> _TASK DETAILS_
Copy exactly, and only, the lines starting at the line with "What Chart.js code" and ending at the line with "const yMin = 0, yMax = 90, yStep = 10;". Leave every picture out of the copy.

++++ RECORDS FOR THIS EXERCISE

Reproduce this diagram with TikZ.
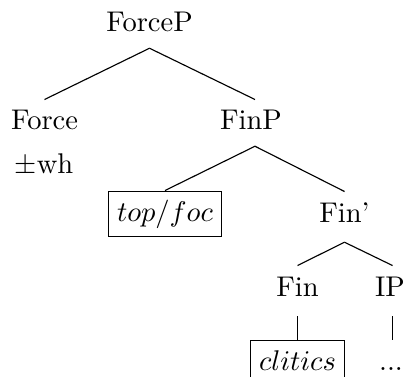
\documentclass[tikz,border=0pt]{standalone}
\begin{document}
\begin{tikzpicture}[x=0.351pt,y=-0.351pt,
  lbl/.style={anchor=base,inner sep=3pt,text height=7.5pt,text depth=2.5pt},
  boxed/.style={lbl,draw,line width=0.4pt},
  branch/.style={line width=0.4pt}]
\clip (0,0) rectangle (406,376);
% labels of the tree
\node[lbl] (forcep) at (149.5,32) {ForceP};
\node[lbl] (force) at (44.5,130) {Force};
\node[lbl] (wh) at (44,173) {$\pm$wh};
\node[lbl] (finp) at (251,130) {FinP};
\node[boxed] (topfoc) at (165,221) {$top/foc$};
\node[lbl] (finbar) at (344.5,222) {Fin'};
\node[lbl] (fin) at (297.5,296) {Fin};
\node[lbl] (ip) at (390,296) {IP};
\node[boxed] (clitics) at (297.5,370) {$clitics$};
\node[lbl] (dots) at (391,370) {...};
% branches
\draw[branch] (forcep.south) -- (force.north);
\draw[branch] (forcep.south) -- ([xshift=1.4pt]finp.north);
\draw[branch] ([xshift=1.4pt]finp.south) -- (topfoc.north);
\draw[branch] ([xshift=1.4pt]finp.south) -- (finbar.north);
\draw[branch] ([yshift=-1.4pt]finbar.south) -- (fin.north);
\draw[branch] ([yshift=-1.4pt]finbar.south) -- ([xshift=0.88pt]ip.north);
\draw[branch] ([yshift=-1.4pt]fin.south) -- (clitics.north);
\draw[branch] ([yshift=-1.4pt,xshift=0.88pt]ip.south) -- ([xshift=0.88pt]ip.south |- clitics.north);
\end{tikzpicture}
\end{document}
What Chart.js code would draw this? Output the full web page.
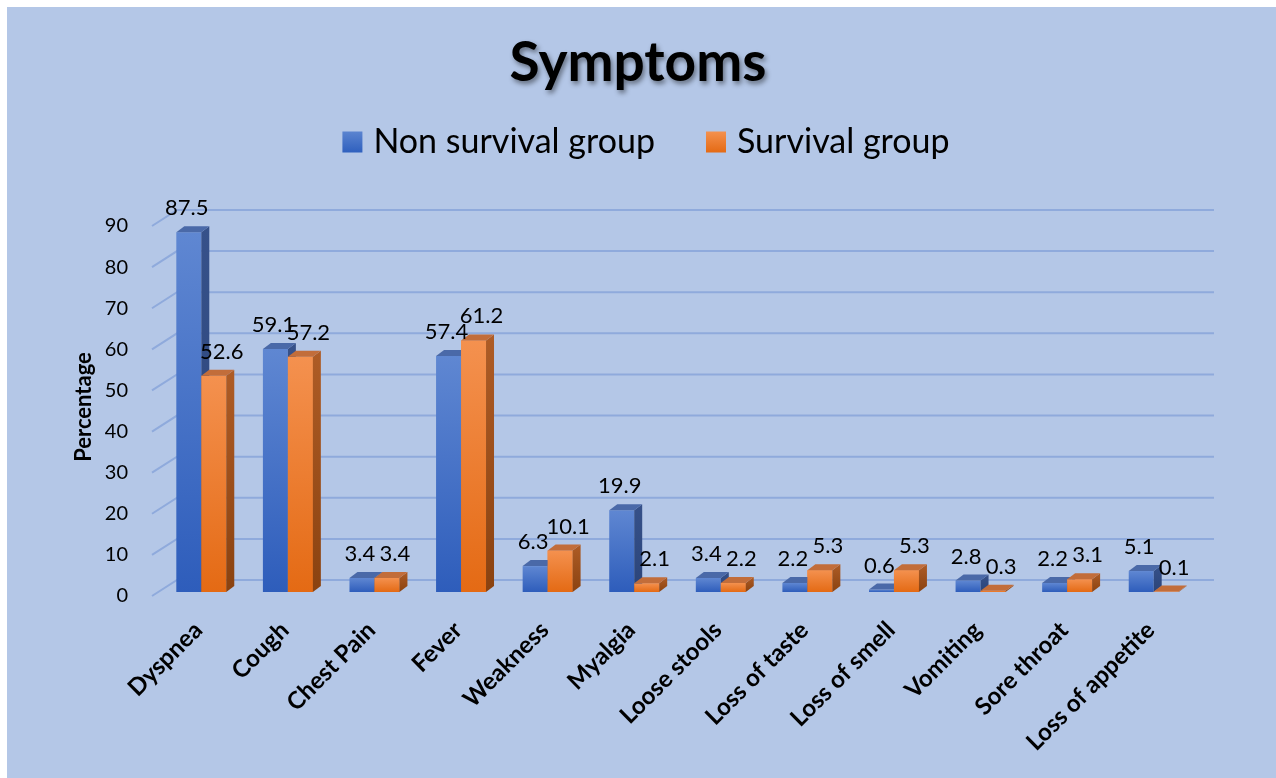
<!DOCTYPE html>
<html>
<head>
<meta charset="utf-8">
<script src="https://cdn.jsdelivr.net/npm/chart.js@4.4.1/dist/chart.umd.min.js"></script>
<style>
  html, body { margin: 0; padding: 0; background: #ffffff; }
  #wrap { width: 1276px; height: 778px; position: relative; }
  canvas { display: block; }
</style>
</head>
<body>
<div id="wrap"><canvas id="c" width="1276" height="778"></canvas></div>
<script>
// ---- data ----
const chartTitle = 'Symptoms';
const axisTitle = 'Percentage';
const categories = ['Dyspnea', 'Cough', 'Chest Pain', 'Fever', 'Weakness', 'Myalgia',
  'Loose stools', 'Loss of taste', 'Loss of smell', 'Vomiting', 'Sore throat', 'Loss of appetite'];
const seriesNames = ['Non survival group', 'Survival group'];
const nonSurvival = [87.5, 59.1, 3.4, 57.4, 6.3, 19.9, 3.4, 2.2, 0.6, 2.8, 2.2, 5.1];
const survival = [52.6, 57.2, 3.4, 61.2, 10.1, 2.1, 2.2, 5.3, 5.3, 0.3, 3.1, 0.1];
const yMin = 0, yMax = 90, yStep = 10;

// ---- style ----
const BG = '#B4C7E7';
const GRID = '#8FAADC';
const FONT = 'Lato, "Open Sans", sans-serif';
const palette = [
  { top: '#5F87D2', bottom: '#2E5DBB', side: '#36518A', sideDark: '#2B4479', cap: '#4A69A8', legend: ['#5B84D0', '#2F60BE'], labelShift: -2 },
  { top: '#F4914F', bottom: '#E46A14', side: '#AE5C26', sideDark: '#8A4210', cap: '#C26D3A', legend: ['#F4914F', '#E46A14'], labelShift: 8 }
];
const DX = 8, DY = 6;          // bar depth
const WDX = 19, WDY = 12;      // back wall depth

function frontFill(dsIndex) {
  return (ctx) => {
    const chart = ctx.chart;
    const p = palette[dsIndex];
    if (!chart.chartArea || ctx.raw === undefined) return p.bottom;
    const ys = chart.scales.y;
    const top = ys.getPixelForValue(ctx.raw);
    const bottom = ys.getPixelForValue(0);
    if (!(bottom > top)) return p.bottom;
    const g = chart.ctx.createLinearGradient(0, top, 0, bottom);
    g.addColorStop(0, p.top);
    g.addColorStop(1, p.bottom);
    return g;
  };
}

const backgroundPlugin = {
  id: 'bg',
  beforeDraw(chart) {
    const c = chart.ctx;
    c.save();
    c.fillStyle = '#ffffff';
    c.fillRect(0, 0, chart.width, chart.height);
    c.fillStyle = BG;
    c.fillRect(7, 7, chart.width - 7, chart.height - 7);
    c.restore();
  }
};

const headerPlugin = {
  id: 'header',
  afterDraw(chart) {
    const c = chart.ctx;
    c.save();
    // title with soft shadow
    c.font = 'bold 55px ' + FONT;
    c.textAlign = 'center';
    c.textBaseline = 'alphabetic';
    c.shadowColor = 'rgba(0,0,0,0.45)';
    c.shadowBlur = 5;
    c.shadowOffsetX = 2;
    c.shadowOffsetY = 3;
    c.fillStyle = '#000000';
    c.fillText(chartTitle, 638, 81);
    c.shadowColor = 'transparent';
    // legend
    c.font = '34px ' + FONT;
    c.textAlign = 'left';
    c.textBaseline = 'middle';
    const box = 20, boxH = 21, gap = 11, itemGap = 51;
    const widths = chart.data.datasets.map(d => c.measureText(d.label).width);
    let total = 0;
    widths.forEach((w, i) => { total += box + gap + w + (i < widths.length - 1 ? itemGap : 0); });
    let x = 646 - total / 2;
    const cy = 142;
    chart.data.datasets.forEach((d, i) => {
      const g = c.createLinearGradient(0, cy - boxH / 2, 0, cy + boxH / 2);
      g.addColorStop(0, palette[i].legend[0]);
      g.addColorStop(1, palette[i].legend[1]);
      c.fillStyle = g;
      c.fillRect(x, cy - boxH / 2, box, boxH);
      c.fillStyle = '#000000';
      c.fillText(d.label, x + box + gap, cy);
      x += box + gap + widths[i] + itemGap;
    });
    c.restore();
  }
};

const wallPlugin = {
  id: 'wall',
  beforeDatasetsDraw(chart) {
    const c = chart.ctx;
    const ys = chart.scales.y;
    const { left, right } = chart.chartArea;
    c.save();
    c.strokeStyle = GRID;
    c.lineWidth = 2;
    ys.ticks.forEach(t => {
      const y = ys.getPixelForValue(t.value);
      c.beginPath();
      c.moveTo(left - 6, y + 4);
      c.lineTo(left + WDX, y - WDY);
      c.lineTo(right + 17, y - WDY);
      c.stroke();
    });
    c.restore();
  }
};

function drawFaces(c, bar, p) {
  const props = bar.getProps(['x', 'y', 'base', 'width'], true);
  const l = props.x - props.width / 2, r = props.x + props.width / 2;
  const top = Math.min(props.y, props.base), bot = Math.max(props.y, props.base);
  let g = c.createLinearGradient(0, top - DY, 0, bot);
  g.addColorStop(0, p.side);
  g.addColorStop(1, p.sideDark);
  c.fillStyle = g;
  c.beginPath();
  c.moveTo(r, top);
  c.lineTo(r + DX, top - DY);
  c.lineTo(r + DX, bot - DY);
  c.lineTo(r, bot);
  c.closePath();
  c.fill();
  c.fillStyle = p.cap;
  c.beginPath();
  c.moveTo(l, top);
  c.lineTo(l + DX, top - DY);
  c.lineTo(r + DX, top - DY);
  c.lineTo(r, top);
  c.closePath();
  c.fill();
}

const depthPlugin = {
  id: 'depth',
  afterDatasetsDraw(chart) {
    const c = chart.ctx;
    const m0 = chart.getDatasetMeta(0), m1 = chart.getDatasetMeta(1);
    c.save();
    m0.data.forEach((bar, i) => {
      drawFaces(c, bar, palette[0]);
      const ob = m1.data[i];
      ob.draw(c);
      drawFaces(c, ob, palette[1]);
    });
    c.font = '22px ' + FONT;
    c.fillStyle = '#000000';
    c.textAlign = 'center';
    c.textBaseline = 'middle';
    [m0, m1].forEach((m, di) => {
      m.data.forEach((bar, i) => {
        const v = chart.data.datasets[di].data[i];
        c.fillText(String(v), bar.x + palette[di].labelShift, bar.y - 24);
      });
    });
    c.restore();
  }
};

new Chart(document.getElementById('c'), {
  type: 'bar',
  data: {
    labels: categories,
    datasets: [
      { label: seriesNames[0], data: nonSurvival, backgroundColor: frontFill(0), borderWidth: 0 },
      { label: seriesNames[1], data: survival, backgroundColor: frontFill(1), borderWidth: 0 }
    ]
  },
  options: {
    responsive: false,
    animation: false,
    devicePixelRatio: 1,
    layout: { padding: { top: 222, left: 0, right: 79, bottom: 0 } },
    datasets: { bar: { categoryPercentage: 0.577, barPercentage: 1.0 } },
    plugins: {
      legend: { display: false },
      title: { display: false },
      tooltip: { enabled: false }
    },
    scales: {
      x: {
        grid: { display: false, drawTicks: false },
        border: { display: false },
        ticks: {
          autoSkip: false, minRotation: 45, maxRotation: 45, padding: 24, labelOffset: -3,
          color: '#000000', font: { family: FONT, size: 24, weight: 'bold' }
        },
        afterFit(s) { s.height = 186; }
      },
      y: {
        min: yMin, max: yMax,
        grid: { display: false, drawTicks: false },
        border: { display: false },
        ticks: { stepSize: yStep, padding: 30, labelOffset: 4, color: '#000000', font: { family: FONT, size: 20 } },
        title: { display: true, text: axisTitle, color: '#000000', padding: { top: 71, bottom: 0 },
                 font: { family: FONT, size: 22, weight: 'bold' } },
        afterFit(s) { s.width = 158; }
      }
    }
  },
  plugins: [backgroundPlugin, wallPlugin, depthPlugin, headerPlugin]
});
</script>
</body>
</html>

++++++++

> _WRITTEN RESPONSE_
What Chart.js code would draw this? Output the full web page.
<!DOCTYPE html>
<html>
<head>
<meta charset="utf-8">
<script src="https://cdn.jsdelivr.net/npm/chart.js@4.4.1/dist/chart.umd.min.js"></script>
<style>
  html, body { margin: 0; padding: 0; background: #ffffff; }
  #wrap { width: 1276px; height: 778px; position: relative; }
  canvas { display: block; }
</style>
</head>
<body>
<div id="wrap"><canvas id="c" width="1276" height="778"></canvas></div>
<script>
// ---- data ----
const chartTitle = 'Symptoms';
const axisTitle = 'Percentage';
const categories = ['Dyspnea', 'Cough', 'Chest Pain', 'Fever', 'Weakness', 'Myalgia',
  'Loose stools', 'Loss of taste', 'Loss of smell', 'Vomiting', 'Sore throat', 'Loss of appetite'];
const seriesNames = ['Non survival group', 'Survival group'];
const nonSurvival = [87.5, 59.1, 3.4, 57.4, 6.3, 19.9, 3.4, 2.2, 0.6, 2.8, 2.2, 5.1];
const survival = [52.6, 57.2, 3.4, 61.2, 10.1, 2.1, 2.2, 5.3, 5.3, 0.3, 3.1, 0.1];
const yMin = 0, yMax = 90, yStep = 10;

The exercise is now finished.